▸ **Supplied information**:
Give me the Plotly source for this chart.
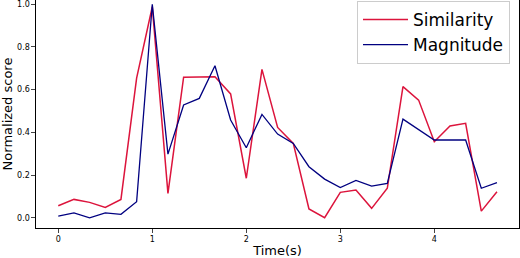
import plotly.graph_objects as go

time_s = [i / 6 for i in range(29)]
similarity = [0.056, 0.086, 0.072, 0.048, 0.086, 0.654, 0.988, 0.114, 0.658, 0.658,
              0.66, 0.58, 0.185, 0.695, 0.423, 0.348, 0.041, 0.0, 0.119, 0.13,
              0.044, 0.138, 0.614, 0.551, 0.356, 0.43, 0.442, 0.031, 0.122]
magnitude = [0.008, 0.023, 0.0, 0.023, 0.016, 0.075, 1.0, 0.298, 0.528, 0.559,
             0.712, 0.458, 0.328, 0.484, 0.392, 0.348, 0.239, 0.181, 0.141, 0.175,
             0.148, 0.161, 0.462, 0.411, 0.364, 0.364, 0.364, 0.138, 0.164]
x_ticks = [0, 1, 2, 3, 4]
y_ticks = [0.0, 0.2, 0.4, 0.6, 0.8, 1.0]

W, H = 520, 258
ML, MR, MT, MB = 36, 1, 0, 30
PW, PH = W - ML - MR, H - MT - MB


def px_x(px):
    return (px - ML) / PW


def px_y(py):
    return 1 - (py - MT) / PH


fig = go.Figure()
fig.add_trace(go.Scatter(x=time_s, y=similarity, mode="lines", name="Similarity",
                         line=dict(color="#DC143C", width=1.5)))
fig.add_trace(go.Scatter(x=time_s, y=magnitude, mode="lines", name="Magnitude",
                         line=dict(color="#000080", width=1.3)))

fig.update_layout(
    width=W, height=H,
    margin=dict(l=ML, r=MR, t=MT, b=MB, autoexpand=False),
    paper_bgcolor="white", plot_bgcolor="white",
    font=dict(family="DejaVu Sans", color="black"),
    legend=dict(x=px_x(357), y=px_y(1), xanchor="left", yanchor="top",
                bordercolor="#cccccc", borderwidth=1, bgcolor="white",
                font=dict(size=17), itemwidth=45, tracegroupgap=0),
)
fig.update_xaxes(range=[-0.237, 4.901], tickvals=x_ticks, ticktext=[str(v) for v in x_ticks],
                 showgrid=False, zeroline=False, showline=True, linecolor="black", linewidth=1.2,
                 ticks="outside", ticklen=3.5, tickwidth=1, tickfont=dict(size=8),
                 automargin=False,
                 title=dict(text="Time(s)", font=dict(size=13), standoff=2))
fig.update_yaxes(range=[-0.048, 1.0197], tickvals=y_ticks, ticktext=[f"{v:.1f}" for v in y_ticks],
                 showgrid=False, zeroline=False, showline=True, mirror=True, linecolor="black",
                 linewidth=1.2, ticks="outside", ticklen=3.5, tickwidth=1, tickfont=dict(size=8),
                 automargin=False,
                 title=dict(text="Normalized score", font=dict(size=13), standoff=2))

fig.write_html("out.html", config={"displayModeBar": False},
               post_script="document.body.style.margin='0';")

▸ **What you are asked to do**:
Make an exact copy of the lines from the top of the material through the line with "import plotly.graph_objects as go", pictures excluded.

▸ **Complete answer**:
Give me the Plotly source for this chart.
import plotly.graph_objects as go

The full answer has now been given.